- Puchi Balseiro

Background information
- Birth name: Aurea Mercedes Balseiro Vachier
- Born: November 1, 1926
- Origin: Santurce, Puerto Rico
- Died: January 11, 2007 (aged 80)
- Genres: Bolero
- Years active: 1950—2006

= Puchi Balseiro =

Puerto Rican composer (1926–2007)

Puchi Balseiro (born Aurea Mercedes Balseiro; November 1, 1926, in Santurce, Puerto Rico - January 11, 2007) was a composer in the filin ("feeling") music genre.

==Early years==
Puchi Balseiro was born in a district of San Juan called Santurce, and comes from a dynasty of great musicians and composers of different genres. Her grandfather was waltz composer Rafael Balseiro Dávila, also known as The King of Waltz. Also, Balseiro's father Ramón Balseiro Ramos was a prominent Puerto Rican composer of danzas and boleros. She was the first woman in the family to follow their steps in music, yet in different genres: Bolero and pop.

==Songwriter==
She was a natural composer and guitarist. She described her guitar as her best friend, as she used it constantly to compose her songs.

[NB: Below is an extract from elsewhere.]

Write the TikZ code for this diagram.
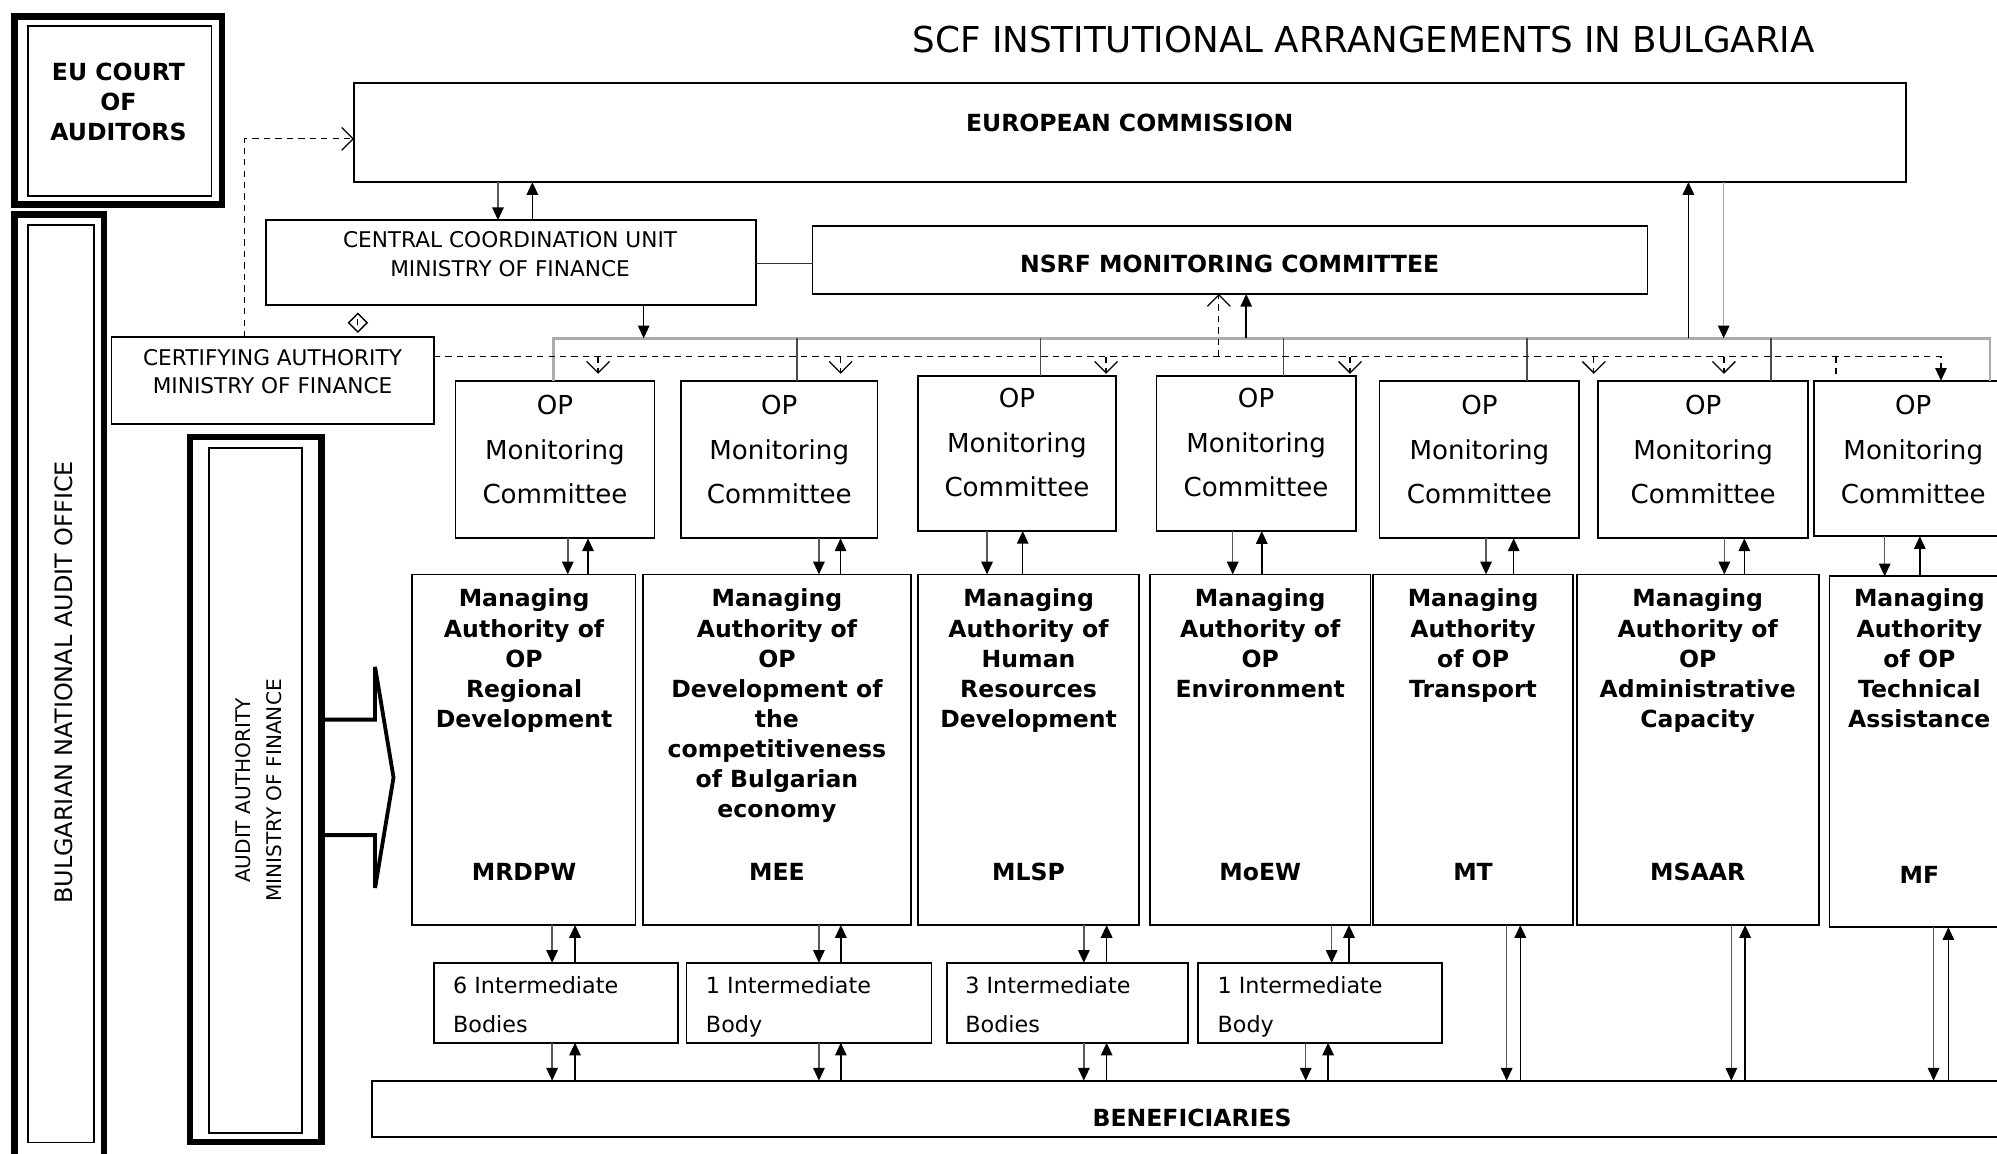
\documentclass[tikz,border=0pt]{standalone}
\usepackage{fontspec}
\setmainfont{DejaVu Sans}
\usetikzlibrary{arrows.meta,shapes.geometric,fit}
\begin{document}
\begin{tikzpicture}[x=1pt,y=-1pt,
  box/.style={draw=black,line width=1.4pt,inner sep=0pt,outer sep=0pt},
  thickbox/.style={draw=black,line width=5pt,inner sep=0pt,outer sep=0pt},
  lbl/.style={inner sep=0pt,outer sep=0pt,align=center},
  boldlbl/.style={lbl,font=\fontsize{18.5}{23.3}\selectfont\bfseries},
  malbl/.style={lbl,anchor=north,font=\fontsize{18.5}{23.6}\selectfont\bfseries},
  codelbl/.style={lbl,anchor=base,font=\fontsize{18.5}{23.6}\selectfont\bfseries},
  mclbl/.style={lbl,font=\fontsize{20.5}{35}\selectfont},
  iblbl/.style={inner sep=0pt,outer sep=0pt,align=left,anchor=north west,font=\fontsize{17.5}{30}\selectfont},
  arr/.style={draw=black,line width=1.2pt,-{Triangle[length=10pt,width=9pt,color=black]}},
  garr/.style={arr,draw=gray!70!black},
  dsh/.style={draw=black,line width=1pt,dash pattern=on 5pt off 4pt},
  barb/.style={-{Straight Barb[length=9pt,width=18pt]}},
  busline/.style={draw=gray!65,line width=2pt},
  drop/.style={draw=gray!60!black,line width=1.2pt}
]
\useasboundingbox (0,0) rectangle (1568,906);
\clip (0,0) rectangle (1568,906);

% title
\node[lbl,font=\fontsize{28}{32}\selectfont] (title) at (1070.8,31) {SCF INSTITUTIONAL ARRANGEMENTS IN BULGARIA};

% EU court of auditors
\node[thickbox,fit={(11.3,13) (174.5,160.5)}] (euo) {};
\node[box,fit={(21.7,20.4) (166,153.6)}] (eui) {};
\node[boldlbl] (eut) at (93,80) {EU COURT\\OF\\AUDITORS};

% Bulgarian national audit office
\node[thickbox,fit={(11.3,168.5) (81.5,940)}] (bnaoo) {};
\node[box,fit={(22,176.7) (73.5,897)}] (bnaoi) {};
\node[lbl,rotate=90,font=\fontsize{18.8}{22}\selectfont] (bnaot) at (50.3,535.8) {BULGARIAN NATIONAL AUDIT OFFICE};

% Audit authority
\node[thickbox,fit={(149,343) (252.5,896.5)}] (aao) {};
\node[box,fit={(164.4,351.8) (237,889.7)}] (aai) {};
\node[lbl,rotate=90,font=\fontsize{15.8}{24}\selectfont] (aat) at (203,620.7) {AUDIT AUTHORITY\\MINISTRY OF FINANCE};
\draw[line width=3pt,line join=miter] (aao.east |- 0,565) -- (294.5,565) -- (294.5,523.6) -- (309,610.4) -- (294.5,697.2) -- (294.5,655.7) -- (aao.east |- 0,655.7);

% European Commission
\node[box,fit={(278,65.4) (1496.3,143)}] (ec) {};
\node[boldlbl] (ect) at (887,96.3) {EUROPEAN COMMISSION};

% Central coordination unit
\node[box,fit={(209,172.8) (593.4,239.5)}] (ccu) {};
\node[lbl,font=\fontsize{17}{22.2}\selectfont] (ccut) at (400.5,199.6) {CENTRAL COORDINATION UNIT\\MINISTRY OF FINANCE};

% NSRF monitoring committee
\node[box,fit={(638,177.2) (1293.6,230.8)}] (nsrf) {};
\node[boldlbl] (nsrft) at (965.5,207.5) {NSRF MONITORING COMMITTEE};
\draw[line width=1.2pt,draw=gray!40!black] (ccu.east |- 0,206.8) -- (nsrf.west |- 0,206.8);

% Certifying authority
\node[box,fit={(87.6,264.9) (340.7,332.8)}] (ca) {};
\node[lbl,font=\fontsize{17}{21.5}\selectfont] (cat) at (214,291.8) {CERTIFYING AUTHORITY\\MINISTRY OF FINANCE};

% diamond
\node[diamond,draw,line width=1.2pt,minimum width=15pt,minimum height=15pt,inner sep=0pt] (dia) at (281,253.4) {};
\draw[line width=0.8pt] ([yshift=3pt]dia.center) -- ([yshift=-2pt]dia.center);

% OP monitoring committees
\foreach \i/\xa/\ya/\xb/\yb/\ty in {1/357.6/299.2/513.9/422.7/353, 2/534.7/299.2/689/422.7/353, 3/721/295/876/416.9/347.7, 4/908/295/1064.5/417/347.7, 5/1083.2/299/1240/422.7/353, 6/1255/299/1419.6/422.7/353, 7/1424.5/299/1580/421/353}{
  \node[box,fit={(\xa,\ya) (\xb,\yb)}] (mc\i) {};
  \node[mclbl] (mct\i) at (mc\i.center |- 0,\ty) {OP\\Monitoring\\Committee};
}

% Managing authorities
\foreach \i/\xa/\ya/\xb/\yb in {1/323.5/451/499/726.3, 2/505/451/715/726.3, 3/721/451/894.3/726.3, 4/903/451/1076/726.3, 5/1078.3/451/1234.8/726.3, 6/1238.2/451/1428.1/726.3, 7/1436.4/452.5/1578/728}{
  \node[box,fit={(\xa,\ya) (\xb,\yb)}] (ma\i) {};
}
\node[malbl] (mat1) at (411.5,462.5) {Managing\\Authority of\\OP\\Regional\\Development};
\node[malbl] (mat2) at (610,462.5) {Managing\\Authority of\\OP\\Development of\\the\\competitiveness\\of Bulgarian\\economy};
\node[malbl] (mat3) at (807.6,462.5) {Managing\\Authority of\\Human\\Resources\\Development};
\node[malbl] (mat4) at (989.5,462.5) {Managing\\Authority of\\OP\\Environment};
\node[malbl] (mat5) at (1156.6,462.5) {Managing\\Authority\\of OP\\Transport};
\node[malbl] (mat6) at (1333,462.5) {Managing\\Authority of\\OP\\Administrative\\Capacity};
\node[malbl] (mat7) at (1507,462.5) {Managing\\Authority\\of OP\\Technical\\Assistance};
\node[codelbl] (mac1) at (411.5,691.1) {MRDPW};
\node[codelbl] (mac2) at (610,691.1) {MEE};
\node[codelbl] (mac3) at (807.6,691.1) {MLSP};
\node[codelbl] (mac4) at (989.5,691.1) {MoEW};
\node[codelbl] (mac5) at (1156.6,691.1) {MT};
\node[codelbl] (mac6) at (1333,691.1) {MSAAR};
\node[codelbl] (mac7) at (1507,693.5) {MF};

% Intermediate bodies
\node[box,fit={(341,756) (532.2,818.7)}] (ib1) {};
\node[box,fit={(539,756) (731.4,818.7)}] (ib2) {};
\node[box,fit={(743.6,756) (932.8,818.7)}] (ib3) {};
\node[box,fit={(940.6,756) (1132,818.7)}] (ib4) {};
\node[iblbl] (ibt1) at (355.8,767.1) {6 Intermediate\\Bodies};
\node[iblbl] (ibt2) at (554.3,767.1) {1 Intermediate\\Body};
\node[iblbl] (ibt3) at (758,767.1) {3 Intermediate\\Bodies};
\node[iblbl] (ibt4) at (956,767.1) {1 Intermediate\\Body};

% Beneficiaries
\node[box,fit={(292,848.5) (1600,893)}] (ben) {};
\node[boldlbl] (bent) at (936,878) {BENEFICIARIES};

% bus and connectors
\coordinate (busL) at (434.7,265.6);
\coordinate (busR) at (1562.5,265.6);
\coordinate (dL) at (340.7,280);
\draw[busline] (mc1.north -| busL) |- (busR) -- (busR |- mc7.north);
\foreach \x/\n in {625.7/2, 817/3, 1007.8/4, 1199/5, 1390.6/6}
  \draw[drop] (\x,0 |- busL) -- (\x,0 |- mc\n.north);

\draw[garr] (391,0 |- ec.south) -- (391,0 |- ccu.north);
\draw[arr] (418,0 |- ccu.north) -- (418,0 |- ec.south);
\draw[arr] (505.4,0 |- ccu.south) -- (505.4,0 |- busL);
\draw[arr] (1325.7,0 |- busL) -- (1325.7,0 |- ec.south);
\draw[garr,draw=gray!70] (1353.4,0 |- ec.south) -- (1353.4,0 |- busL);
\draw[arr] (978.5,0 |- busL) -- (978.5,0 |- nsrf.south);

% dashed lines
\draw[dsh,-{Triangle[length=10pt,width=9pt]}] (ca.east |- dL) -| (1524,0 |- mc7.north);
\foreach \x in {469.6, 660, 868.5, 1060, 1251.4, 1353.6}
  \draw[dsh,barb] (\x,0 |- dL) -- ++(0,13.5);
\draw[dsh] (1441.6,0 |- dL) -- (1441.6,0 |- mc7.north);
\draw[dsh,barb] (957,0 |- dL) -- (957,0 |- nsrf.south);
\draw[dsh,barb] (192,0 |- ca.north) |- (ec.west |- 0,109);

% OP MC <-> MA
\foreach \i/\d/\u in {1/445.8/461.7, 2/643/660, 3/775/803, 4/967.9/990.7, 5/1166.8/1188.5, 6/1353.9/1369.6, 7/1479.8/1507.4}{
  \draw[garr] (\d,0 |- mc\i.south) -- (\d,0 |- ma\i.north);
  \draw[arr] (\u,0 |- ma\i.north) -- (\u,0 |- mc\i.south);
}
% MA <-> IB
\foreach \i/\d/\u in {1/433.5/451.5, 2/643/660.2, 3/851/868.9, 4/1045.6/1059.2}{
  \draw[garr] (\d,0 |- ma\i.south) -- (\d,0 |- ib\i.north);
  \draw[arr] (\u,0 |- ib\i.north) -- (\u,0 |- ma\i.south);
}
% IB <-> beneficiaries
\foreach \i/\d/\u in {1/433.5/451.5, 2/643/660.2, 3/851/868.9, 4/1025.2/1042.8}{
  \draw[garr] (\d,0 |- ib\i.south) -- (\d,0 |- ben.north);
  \draw[arr] (\u,0 |- ben.north) -- (\u,0 |- ib\i.south);
}
% MA <-> beneficiaries
\foreach \i/\d/\u in {5/1183/1193.7, 6/1359.4/1370.2, 7/1518.2/1529.8}{
  \draw[garr] (\d,0 |- ma\i.south) -- (\d,0 |- ben.north);
  \draw[arr] (\u,0 |- ben.north) -- (\u,0 |- ma\i.south);
}
\end{tikzpicture}
\end{document}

Puchi's best-known compositions were "En La Soledad" (In Solitude) and "Tu y mi Canción" (You and my Song). "En la Soledad" was a hit song in the 1970s in the version performed by Puerto Rican singer Tito Rodríguez, although there were previous versions sung by other singers such as Chucho Avellanet, Julio Angel, and Flor de Loto. In the 1990s, Gilberto Santa Rosa had a hit with this song, recorded as duet with the original voice of Tito Rodríguez by the help of digital technology. "Tu y mi Canción" was a hit song in the 1950s in the recording of the Puerto Rican vocal quartet "Los Hispanos"; this song was also recorded in an instrumental version by the "Dimartino/Osland Jazz Orquestra" in 2004.

==Other talents==
Puchi Balseiro was also a singer, producer, script writer and host of various radio & television shows. In 1970, Puchi originated, produced, and directed the "Festivales del Filin" (The Feeling Festivals). They were concert events that were presented in different theaters and cruise ships on the island. Many singers of those times were regulars in these spectacles because of their unusual style of interpretation, such as Lucy Fabery, Renee Barrios, Lydia Sosa, and Flor de Loto.

==Television==
From 1993 to 1994, she produced and hosted her own television show, broadcast by WIPR-TV and titled Usted y mi Mundo (You and My World). The set was a re-creation of a beautiful chalet she owned. It was a very intimate musical show.

==Death==
She died on January 14, 2007, in Río Piedras, Puerto Rico. The director of the Puerto Rican Culture Institute, Dr. José Luis Vega, stated:
"... Puchi Balseiro's incalculable cultural legacy is part of the history of Puerto Rican and Latin American music, and it will serve as a model and good example for future generations of composers ...".